Jednoosobowe ławki przyciągają coraz więcej zainteresowanych w Warszawie. Chodzi o nietypowe, bo pojedyncze siedziska, które mieszkańcy docenili w ostatnich tygodniach pandemii koronawirusa.

Gdy w Parku Rakowiec półtora roku temu stawiano pojedyncze ławki, wiele osób żartowało sobie z nich. Pojawiały się komentarze, że są to siedziska dla nieśmiałych introwertyków. Teraz - jak zauważa nasz dziennikarz Michał Dobrołowicz - te same osoby przyznają, że pozwalają utrzymać odległość od innych.

Przydatne - według mieszkańców warszawskiej Ochoty - jest to, że ławki dzieli kilkanaście metrów. Za to pojedyncza ławka jest na tyle wąska, że nie ma żadnego ryzyka, że ktokolwiek będzie chciał się dosiąść.

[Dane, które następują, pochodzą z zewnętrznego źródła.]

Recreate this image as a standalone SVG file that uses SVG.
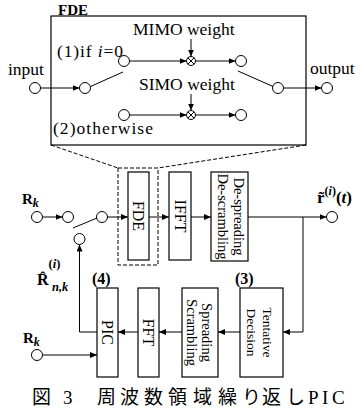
<svg xmlns="http://www.w3.org/2000/svg" width="361" height="414" viewBox="0 0 361 414">
<defs>
<marker id="ah" markerWidth="7" markerHeight="6" refX="7" refY="3" orient="auto" markerUnits="userSpaceOnUse"><path d="M0,0 L7,3 L0,6 z" fill="#000"/></marker>
<style>
.t{font-family:"Liberation Serif","Times New Roman",serif;fill:#000}
.cj{font-family:"Liberation Serif","Noto Sans CJK JP",serif;fill:#000}
.box{fill:#fff;stroke:#000;stroke-width:1.2}
.c{fill:#fff;stroke:#000;stroke-width:1}
.ln{fill:none;stroke:#000;stroke-width:1}
.ar{fill:none;stroke:#000;stroke-width:1;marker-end:url(#ah)}
.dash{fill:none;stroke:#000;stroke-width:1;stroke-dasharray:4 2}
.lb{font-size:17.5px}
.bx{font-size:16px}
.bx2{font-size:14.5px}
</style>
</defs>
<rect width="361" height="414" fill="#fff"/>

<g id="fde-detail">
<rect x="51" y="16" width="255" height="129" fill="none" stroke="#000" stroke-width="1.2"/>
<text class="t" x="58" y="15" font-size="15" font-weight="bold">FDE</text>
</g>

<g id="connectors">
<line class="ar" x1="40.5" y1="88" x2="79.5" y2="88"/>
<line class="ln" x1="90.5" y1="86.5" x2="123" y2="72"/>
<line class="ar" x1="129.5" y1="61" x2="186.5" y2="61"/>
<line class="ar" x1="129.5" y1="115" x2="186.5" y2="115"/>
<line class="ar" x1="195.5" y1="61" x2="235.5" y2="61"/>
<line class="ar" x1="195.5" y1="115" x2="235.5" y2="115"/>
<line class="ar" x1="191" y1="39" x2="191" y2="56.5"/>
<line class="ar" x1="191" y1="94" x2="191" y2="110.5"/>
<line class="ln" x1="238" y1="71" x2="273" y2="86.5"/>
<line class="ar" x1="283.5" y1="88" x2="321.5" y2="88"/>
<line class="dash" x1="51" y1="145" x2="118" y2="168"/>
<line class="dash" x1="306" y1="145" x2="158" y2="168"/>
<line class="ar" x1="42.5" y1="217" x2="62.5" y2="217"/>
<line class="ln" x1="73" y1="228" x2="97" y2="218"/>
<line class="ar" x1="107.5" y1="217" x2="128" y2="217"/>
<line class="ar" x1="149" y1="217" x2="169" y2="217"/>
<line class="ar" x1="191" y1="217" x2="211" y2="217"/>
<line class="ar" x1="248" y1="217" x2="326.5" y2="217"/>
<polyline class="ar" points="303,217 303,332 283,332"/>
<line class="ar" x1="240" y1="332" x2="218" y2="332"/>
<line class="ar" x1="182" y1="332" x2="159" y2="332"/>
<line class="ar" x1="138" y1="332" x2="118" y2="332"/>
<polyline class="ar" points="97,332 79.5,332 79.5,244.5"/>
<line class="ar" x1="42.5" y1="355" x2="97" y2="355"/>
</g>

<g id="input">
<circle class="c" cx="35" cy="88" r="5.5"/>
<text class="t lb" x="8" y="75">input</text>
</g>
<g id="switch-in">
<circle class="c" cx="85" cy="88" r="5.5"/>
<circle class="c" cx="124" cy="61" r="5.5"/>
<circle class="c" cx="124" cy="115" r="5.5"/>
<text class="t lb" x="57" y="57" textLength="66" lengthAdjust="spacing">(1)if <tspan font-style="italic">i</tspan>=0</text>
<text class="t lb" x="53" y="134" textLength="100" lengthAdjust="spacing">(2)otherwise</text>
</g>
<g id="mimo-weight">
<text class="t lb" x="133" y="35">MIMO weight</text>
<circle class="c" cx="191" cy="61" r="4.5"/>
<path class="ln" d="M187.8,57.8 L194.2,64.2 M194.2,57.8 L187.8,64.2"/>
</g>
<g id="simo-weight">
<text class="t lb" x="139" y="90">SIMO weight</text>
<circle class="c" cx="191" cy="115" r="4.5"/>
<path class="ln" d="M187.8,111.8 L194.2,118.2 M194.2,111.8 L187.8,118.2"/>
</g>
<g id="switch-out">
<circle class="c" cx="241" cy="61" r="5.5"/>
<circle class="c" cx="241" cy="115" r="5.5"/>
<circle class="c" cx="278" cy="88" r="5.5"/>
</g>
<g id="output">
<circle class="c" cx="327" cy="88" r="5.5"/>
<text class="t lb" x="310" y="74">output</text>
</g>

<g id="rk-top">
<circle class="c" cx="37" cy="217" r="5.5"/>
<text class="t" x="22" y="204" font-size="15" font-weight="bold">R<tspan font-size="12" font-style="italic" dy="3">k</tspan></text>
</g>
<g id="switch-main">
<circle class="c" cx="68" cy="217" r="5.5"/>
<circle class="c" cx="102" cy="217" r="5.5"/>
<circle class="c" cx="79.5" cy="239" r="5.5"/>
</g>
<g id="rhat-label">
<text class="t" x="37" y="285" font-size="16" font-weight="bold">R̂<tspan font-size="12.5" dy="-17">(<tspan font-style="italic">i</tspan>)</tspan><tspan x="52" y="291" font-size="12.5" font-style="italic">n,k</tspan></text>
</g>

<g id="fde-block">
<rect x="118" y="168" width="40" height="97" class="dash"/>
<rect class="box" x="128" y="172" width="21" height="88"/>
<text class="t bx" transform="translate(138.5,216) rotate(90)" text-anchor="middle" y="5.3">FDE</text>
</g>
<g id="ifft">
<rect class="box" x="169" y="172" width="22" height="88"/>
<text class="t bx" transform="translate(180,216) rotate(90)" text-anchor="middle" y="5.3">IFFT</text>
</g>
<g id="despreading">
<rect class="box" x="211" y="172" width="37" height="89"/>
<text class="t bx2" transform="translate(229.5,216.5) rotate(90)" text-anchor="middle"><tspan x="0" y="-4.5">De-spreading</tspan><tspan x="0" y="12">De-scrambling</tspan></text>
</g>
<g id="r-tilde">
<circle class="c" cx="332" cy="217" r="5.5"/>
<text class="t" x="317" y="203" font-size="17" font-weight="bold">r̃<tspan font-size="12" dy="-8">(<tspan font-style="italic">i</tspan>)</tspan><tspan dy="8">(<tspan font-style="italic">t</tspan>)</tspan></text>
</g>
<g id="tentative">
<rect class="box" x="240" y="288" width="43" height="89"/>
<text class="t" font-size="13.5" transform="translate(261.5,332.5) rotate(90)" text-anchor="middle"><tspan x="0" y="-1.2">Tentative</tspan><tspan x="0" y="14.5">Decision</tspan></text>
<text class="t" x="235" y="284" font-size="16" font-weight="bold">(3)</text>
</g>
<g id="spreading">
<rect class="box" x="182" y="288" width="36" height="89"/>
<text class="t bx2" transform="translate(200,332.5) rotate(90)" text-anchor="middle"><tspan x="0" y="-2">Spreading</tspan><tspan x="0" y="13">Scrambling</tspan></text>
</g>
<g id="fft">
<rect class="box" x="138" y="288" width="21" height="89"/>
<text class="t bx" transform="translate(148.5,332.5) rotate(90)" text-anchor="middle" y="5.3">FFT</text>
</g>
<g id="pic">
<rect class="box" x="97" y="288" width="21" height="89"/>
<text class="t bx" transform="translate(107.5,332.5) rotate(90)" text-anchor="middle" y="5.3">PIC</text>
<text class="t" x="92" y="284" font-size="16" font-weight="bold">(4)</text>
</g>
<g id="rk-bottom">
<circle class="c" cx="37" cy="355" r="5.5"/>
<text class="t" x="23" y="343" font-size="15" font-weight="bold">R<tspan font-size="12" font-style="italic" dy="3">k</tspan></text>
</g>

<g id="caption">
<text class="cj" font-size="19" y="404" x="32 50 63 73 97 120 144 168 193 218 242 262 286 300 308 322 332">図 3 周波数領域繰り返し PIC</text>
</g>
</svg>
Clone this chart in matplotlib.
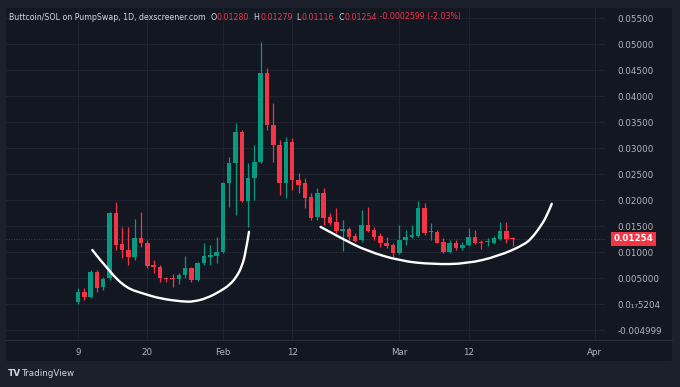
import matplotlib
matplotlib.use("Agg")
import matplotlib.pyplot as plt
import matplotlib.dates as mdates
from matplotlib.patches import Rectangle, FancyBboxPatch, PathPatch
from matplotlib.path import Path
import pandas as pd
import numpy as np

# ---------------- data ----------------
start_date = "2025-01-09"
opens = [0.0003, 0.00226, 0.00141, 0.00610, 0.00322, 0.00495, 0.01746, 0.01150, 0.01040, 0.00899,
         0.01265, 0.01169, 0.00745, 0.00707, 0.00507, 0.00507, 0.00476, 0.00559, 0.00688, 0.00462,
         0.00784, 0.00911, 0.00924, 0.01007, 0.02324, 0.02709, 0.03317, 0.01989, 0.02420, 0.02740,
         0.04441, 0.03447, 0.03061, 0.02324, 0.03125, 0.02387, 0.02324, 0.02054, 0.01669, 0.02131,
         0.01681, 0.01585, 0.01412, 0.01444, 0.01310, 0.01232, 0.01521, 0.01425, 0.01310, 0.01169,
         0.01130, 0.00976, 0.01232, 0.01296, 0.01310, 0.01843, 0.01386, 0.01392, 0.01200, 0.01007,
         0.01180, 0.01072, 0.01136, 0.01284, 0.01200, 0.01187, 0.01180, 0.01245, 0.01399, 0.01280]
highs = [0.00309, 0.00303, 0.00655, 0.00660, 0.00526, 0.01777, 0.01970, 0.01489, 0.01489, 0.01631,
         0.01777, 0.01232, 0.00847, 0.00750, 0.00526, 0.00570, 0.00590, 0.00924, 0.00720, 0.00815,
         0.01169, 0.01136, 0.01296, 0.02355, 0.02836, 0.03478, 0.03350, 0.02709, 0.03061, 0.05050,
         0.04537, 0.03864, 0.03157, 0.03220, 0.03190, 0.02516, 0.02420, 0.02131, 0.02228, 0.02228,
         0.01746, 0.01843, 0.01617, 0.01489, 0.01361, 0.01810, 0.01873, 0.01489, 0.01361, 0.01296,
         0.01169, 0.01521, 0.01425, 0.01521, 0.01989, 0.01940, 0.01554, 0.01425, 0.01265, 0.01232,
         0.01232, 0.01200, 0.01457, 0.01425, 0.01232, 0.01265, 0.01310, 0.01585, 0.01585, 0.01295]
lows = [0.0001, 0.00077, 0.00110, 0.00237, 0.00270, 0.00462, 0.01040, 0.00886, 0.00751, 0.00847,
        0.01103, 0.00688, 0.00591, 0.00430, 0.00430, 0.00320, 0.00390, 0.00495, 0.00430, 0.00450,
        0.00751, 0.00750, 0.00784, 0.00976, 0.01873, 0.01714, 0.01970, 0.01489, 0.02002, 0.02709,
        0.03350, 0.02740, 0.02099, 0.02035, 0.02195, 0.02130, 0.01843, 0.01617, 0.01620, 0.01521,
        0.01521, 0.01361, 0.01026, 0.01232, 0.01200, 0.01200, 0.01393, 0.01232, 0.01103, 0.01072,
        0.00911, 0.00963, 0.01136, 0.01265, 0.01284, 0.01329, 0.01232, 0.01169, 0.00976, 0.00976,
        0.01040, 0.01040, 0.01117, 0.01149, 0.01053, 0.01117, 0.01149, 0.01232, 0.01169, 0.01116]
closes = [0.00237, 0.00141, 0.00611, 0.00314, 0.00476, 0.01746, 0.01136, 0.01040, 0.00899, 0.01265,
          0.01169, 0.00738, 0.00707, 0.00495, 0.00482, 0.00482, 0.00559, 0.00688, 0.00462, 0.00784,
          0.00924, 0.00937, 0.01007, 0.02324, 0.02709, 0.03317, 0.01989, 0.02420, 0.02740, 0.04441,
          0.03447, 0.03061, 0.02324, 0.03125, 0.02387, 0.02291, 0.02035, 0.01650, 0.02131, 0.01650,
          0.01565, 0.01412, 0.01444, 0.01296, 0.01219, 0.01521, 0.01412, 0.01296, 0.01169, 0.01117,
          0.00976, 0.01232, 0.01296, 0.01329, 0.01843, 0.01361, 0.01405, 0.01180, 0.01007, 0.01180,
          0.01072, 0.01136, 0.01284, 0.01180, 0.01180, 0.01213, 0.01265, 0.01399, 0.01245, 0.01254]

# hand-drawn "cup" annotations: (day offset from start, price) guide points
left_curve_days = [2.27, 5.0, 7.7, 10.4, 13.0, 16.7, 18.3, 20.4, 22.5, 24.1, 25.2, 26.0, 26.6, 27.14]
left_curve_prices = [0.01040, 0.00620, 0.00305, 0.00200, 0.00105, 0.00045, 0.00045, 0.00110,
                     0.00240, 0.00370, 0.00530, 0.00720, 0.00980, 0.01390]
right_curve_days = [38.5, 42.1, 45.8, 51.1, 56.3, 61.7, 66.7, 71.0, 72.3, 73.3, 74.4, 75.2]
right_curve_prices = [0.01485, 0.01245, 0.01025, 0.00830, 0.00765, 0.00775, 0.00920, 0.01150,
                      0.01310, 0.01475, 0.01685, 0.01930]

ytick_values = [0.055, 0.05, 0.045, 0.04, 0.035, 0.03, 0.025, 0.02, 0.015, 0.01, 0.005, 0.0, -0.005]
ytick_labels = ["0.05500", "0.05000", "0.04500", "0.04000", "0.03500", "0.03000", "0.02500",
                "0.02000", "0.01500", "0.01000", "0.005000", "0.0\u2081\u20875204", "-0.004999"]
xtick_dates = ["2025-01-09", "2025-01-20", "2025-02-01", "2025-02-12", "2025-03-01",
               "2025-03-12", "2025-04-01"]
xtick_labels = ["9", "20", "Feb", "12", "Mar", "12", "Apr"]

last_price = 0.01254
header_main = "Buttcoin/SOL on PumpSwap, 1D, dexscreener.com"
header_parts = [("  O", "0.01280"), ("  H", "0.01279"), ("  L", "0.01116"), ("  C", "0.01254")]
header_change = " -0.0002599 (-2.03%)"

# ---------------- style ----------------
W, H = 680, 387
FIG_BG = "#1c202b"
PANEL_BG = "#131722"
GRID = "#1f2330"
TXT = "#b2b5be"
UP = "#089981"
DOWN = "#f23645"

plt.rcParams["font.family"] = ["DejaVu Sans"]

fig = plt.figure(figsize=(W / 100, H / 100), dpi=100, facecolor=FIG_BG)

# chart panel
panel = FancyBboxPatch((6 / W, 1 - 361 / H), 666 / W, 353 / H,
                       boxstyle="round,pad=0,rounding_size=0.004",
                       transform=fig.transFigure, facecolor=PANEL_BG, edgecolor="none", zorder=-10)
fig.patches.append(panel)

ax = fig.add_axes([6 / W, 1 - 340 / H, 599 / W, 332 / H])
ax.set_zorder(1)
ax.set_facecolor(PANEL_BG)

dates = pd.date_range(start_date, periods=len(opens), freq="D")
xd = mdates.date2num(dates)
x0 = mdates.date2num(pd.Timestamp(start_date))

# grid
for tv in ytick_values:
    ax.axhline(tv, color=GRID, lw=0.8, zorder=1)
for td in xtick_dates:
    ax.axvline(mdates.date2num(pd.Timestamp(td)), color=GRID, lw=0.8, zorder=1)

# candles
bw = 0.72
for xi, o, h, l, c in zip(xd, opens, highs, lows, closes):
    col = UP if c >= o else DOWN
    ax.vlines(xi, l, h, color=col, lw=0.9, zorder=3)
    bot = min(o, c)
    hgt = max(abs(c - o), 0.00012)
    ax.add_patch(Rectangle((xi - bw / 2, bot), bw, hgt, facecolor=col, edgecolor="none", zorder=4))

# price line
ax.axhline(last_price, color=DOWN, lw=0.6, ls=(0, (1, 2)), alpha=0.6, zorder=2)


def smooth_stroke(days, prices):
    """Quadratic-bezier stroke through the midpoints of the guide points."""
    pts = list(zip(x0 + np.array(days), prices))
    verts = [pts[0]]
    codes = [Path.MOVETO]
    n = len(pts)
    for i in range(1, n - 2):
        mid = ((pts[i][0] + pts[i + 1][0]) / 2, (pts[i][1] + pts[i + 1][1]) / 2)
        verts += [pts[i], mid]
        codes += [Path.CURVE3, Path.CURVE3]
    verts += [pts[n - 2], pts[n - 1]]
    codes += [Path.CURVE3, Path.CURVE3]
    return PathPatch(Path(verts, codes), facecolor="none", edgecolor="white", lw=1.7,
                     capstyle="round", joinstyle="round", zorder=5)


ax.add_patch(smooth_stroke(left_curve_days, left_curve_prices))
ax.add_patch(smooth_stroke(right_curve_days, right_curve_prices))

# limits (pixel-matched)
px_per_day = 6.3
ax.set_xlim(x0 - 72 / px_per_day, x0 + 527 / px_per_day)
ppu = 5195.0
ax.set_ylim(0.055 - 321.7 / ppu, 0.055 + 10.3 / ppu)

# axes styling
for s in ["top", "left", "right"]:
    ax.spines[s].set_visible(False)
ax.spines["bottom"].set_color("#2a2e39")
ax.spines["bottom"].set_linewidth(0.8)

ax.yaxis.tick_right()
ax.set_yticks(ytick_values)
ax.set_yticklabels(ytick_labels)
ax.tick_params(axis="y", length=0, pad=9, labelsize=6.3, colors=TXT)
for lab in ax.get_yticklabels():
    lab.set_horizontalalignment("left")

ax.set_xticks([mdates.date2num(pd.Timestamp(d)) for d in xtick_dates])
ax.set_xticklabels(xtick_labels)
ax.tick_params(axis="x", length=0, pad=6, labelsize=6.3, colors=TXT)

# extend bottom separator across price scale
fig.add_artist(plt.Line2D([605 / W, 672 / W], [1 - 340 / H, 1 - 340 / H],
                          transform=fig.transFigure, color="#2a2e39", lw=0.8))

# last price tag
ax.annotate("0.01254", xy=(1.0, last_price), xycoords=("axes fraction", "data"),
            xytext=(6, 0), textcoords="offset points", ha="left", va="center",
            fontsize=6.3, color="white", fontweight="bold",
            bbox=dict(boxstyle="square,pad=0.3", facecolor=DOWN, edgecolor="none"), zorder=10,
            annotation_clip=False)

# header
fig.canvas.draw()
renderer = fig.canvas.get_renderer()
hx = 9 / W
hy = 1 - 17 / H
hfs = 5.7
t = fig.text(hx, hy, header_main, fontsize=hfs, color="#d1d4dc", va="center", ha="left")
bb = t.get_window_extent(renderer)
cur = bb.x1 / W
for lab, val in header_parts:
    t1 = fig.text(cur, hy, lab, fontsize=hfs, color="#d1d4dc", va="center", ha="left")
    cur = t1.get_window_extent(renderer).x1 / W
    t2 = fig.text(cur, hy, val, fontsize=hfs, color=DOWN, va="center", ha="left")
    cur = t2.get_window_extent(renderer).x1 / W
fig.text(cur, hy, header_change, fontsize=hfs, color=DOWN, va="center", ha="left")

# TradingView branding
fig.text(8 / W, 1 - 374 / H, "TV", fontsize=6.5, color="#d1d4dc", fontweight="bold",
         va="center", ha="left")
fig.text(21 / W, 1 - 374 / H, "TradingView", fontsize=6.3, color="#d1d4dc", va="center", ha="left")

fig.savefig("out.png", dpi=100, facecolor=FIG_BG)
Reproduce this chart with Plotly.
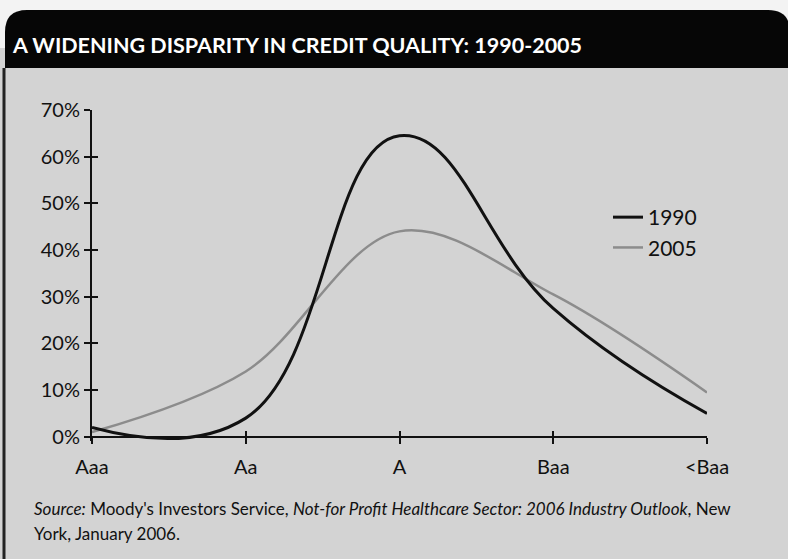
import plotly.graph_objects as go

categories = ["Aaa", "Aa", "A", "Baa", "<Baa"]
y1990 = [2, 4, 64.5, 27.5, 5]
y2005 = [1, 14, 44, 30.5, 9.5]
yticks = [0, 10, 20, 30, 40, 50, 60, 70]
title_text = "A WIDENING DISPARITY IN CREDIT QUALITY: 1990-2005"
source_line1 = "<i>Source:</i> Moody's Investors Service, <i>Not-for Profit Healthcare Sector: 2006 Industry Outlook</i>, New"
source_line2 = "York, January 2006."

W, H = 788, 559
L, R, T, B = 92, 81, 110, 118
YMIN, YMAX = -0.9, 70
PW = W - L - R
PH = H - T - B

def px(x):
    return (x - L) / PW

def py(y):
    return (H - B - y) / PH

FONT = "Lato"
PANEL = "#d3d3d3"

fig = go.Figure()
fig.add_trace(go.Scatter(x=list(range(len(categories))), y=y2005, name="2005", mode="lines",
                         line=dict(color="#8c8c8c", width=2.5, shape="spline", smoothing=1)))
fig.add_trace(go.Scatter(x=list(range(len(categories))), y=y1990, name="1990", mode="lines",
                         line=dict(color="#111111", width=3, shape="spline", smoothing=1.25)))

x0_frac = (0 - YMIN) / (YMAX - YMIN)

fig.update_layout(
    width=W, height=H,
    margin=dict(l=L, r=R, t=T, b=B),
    paper_bgcolor=PANEL, plot_bgcolor="rgba(0,0,0,0)",
    font=dict(family=FONT, color="#111111"),
    showlegend=True,
    legend=dict(x=px(608), y=py(197), xanchor="left", yanchor="top",
                bgcolor="rgba(0,0,0,0)", font=dict(size=21, color="#111111"),
                traceorder="reversed", itemwidth=30),
    xaxis=dict(range=[0, 4], tickvals=list(range(len(categories))), ticktext=categories,
               anchor="free", position=x0_frac, showline=True, linecolor="#111111", linewidth=2,
               ticks="outside", ticklen=6, tickwidth=2, tickcolor="#111111", ticklabelstandoff=6,
               showgrid=False, zeroline=False, tickfont=dict(size=20, color="#111111")),
    yaxis=dict(range=[YMIN, YMAX], tickvals=yticks, ticktext=[f"{v}%" for v in yticks],
               showline=True, linecolor="#111111", linewidth=2,
               ticks="outside", ticklen=6, tickwidth=2, tickcolor="#111111",
               showgrid=False, zeroline=False, tickfont=dict(size=20, color="#111111")),
    xaxis2=dict(range=[0, 4], tickvals=list(range(len(categories))), overlaying="x",
                anchor="free", position=x0_frac, showline=False, ticks="inside", ticklen=6,
                tickwidth=2, tickcolor="#111111", showticklabels=False, showgrid=False, zeroline=False),
    yaxis2=dict(range=[YMIN, YMAX], tickvals=yticks, overlaying="y", showline=False,
                ticks="inside", ticklen=6, tickwidth=2, tickcolor="#111111",
                showticklabels=False, showgrid=False, zeroline=False),
)
# invisible trace to activate the secondary (inner tick) axes
fig.add_trace(go.Scatter(x=[0], y=[0], xaxis="x2", yaxis="y2", mode="markers",
                         marker=dict(opacity=0), showlegend=False, hoverinfo="skip"))

# header decoration
r = 22
hx0, hx1, hy0, hy1 = 5, 790, 10, 68
path = (f"M {px(hx0)},{py(hy1)} L {px(hx0)},{py(hy0 + r)} "
        f"Q {px(hx0)},{py(hy0)} {px(hx0 + r)},{py(hy0)} "
        f"L {px(hx1 - r)},{py(hy0)} Q {px(hx1)},{py(hy0)} {px(hx1)},{py(hy0 + r)} "
        f"L {px(hx1)},{py(hy1)} Z")
fig.add_shape(type="rect", xref="paper", yref="paper", x0=px(0), x1=px(W), y0=py(0), y1=py(hy1 - 20),
              fillcolor="#f3f3f3", line=dict(width=0), layer="below")
fig.add_shape(type="path", xref="paper", yref="paper", path=path, fillcolor="#060606",
              line=dict(width=0), layer="below")
fig.add_shape(type="line", xref="paper", yref="paper", x0=px(4), x1=px(4), y0=py(hy1), y1=py(H),
              line=dict(color="#222222", width=3), layer="below")

fig.add_annotation(xref="paper", yref="paper", x=px(10), y=py(45), xanchor="left", yanchor="middle",
                   text=f"<b>{title_text}</b>", showarrow=False,
                   font=dict(family=FONT, size=21.5, color="#ffffff"))
fig.add_annotation(xref="paper", yref="paper", x=px(32), y=py(508), xanchor="left", yanchor="middle",
                   text=source_line1, showarrow=False, font=dict(family=FONT, size=17, color="#111111"))
fig.add_annotation(xref="paper", yref="paper", x=px(32), y=py(533), xanchor="left", yanchor="middle",
                   text=source_line2, showarrow=False, font=dict(family=FONT, size=17, color="#111111"))

fig.write_html("out.html")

Ta ławka jest bezpieczna. Teraz to ma uzasadnienie, że może tu siedzieć jedna osoba. Ale przecież kiedyś pandemia się skończy. Co wtedy? Może ławki będą stawiane obok siebie? - zastanawiają się spacerowicze, których spotkał nasz reporter. Wciąż wiele osób śmieje się z tego rozwiązania. Ławki miały zapobiec hucznym, wieloosobowym imprezom pod oknami, a dać miejsce do odpoczynku seniorom. Teraz okazało się, że właśnie seniorzy są w grupie największego ryzyka - dodają.

Mieszkańcy warszawskiej Ochoty zgodnie przyznają, że jednosobowe ławki to dobre rozwiązanie, ale tylko na teraz. Mają nadzieję, że niedługo takie siedziska zgodne z reżimem sanitarnym nie będą już tak potrzebne.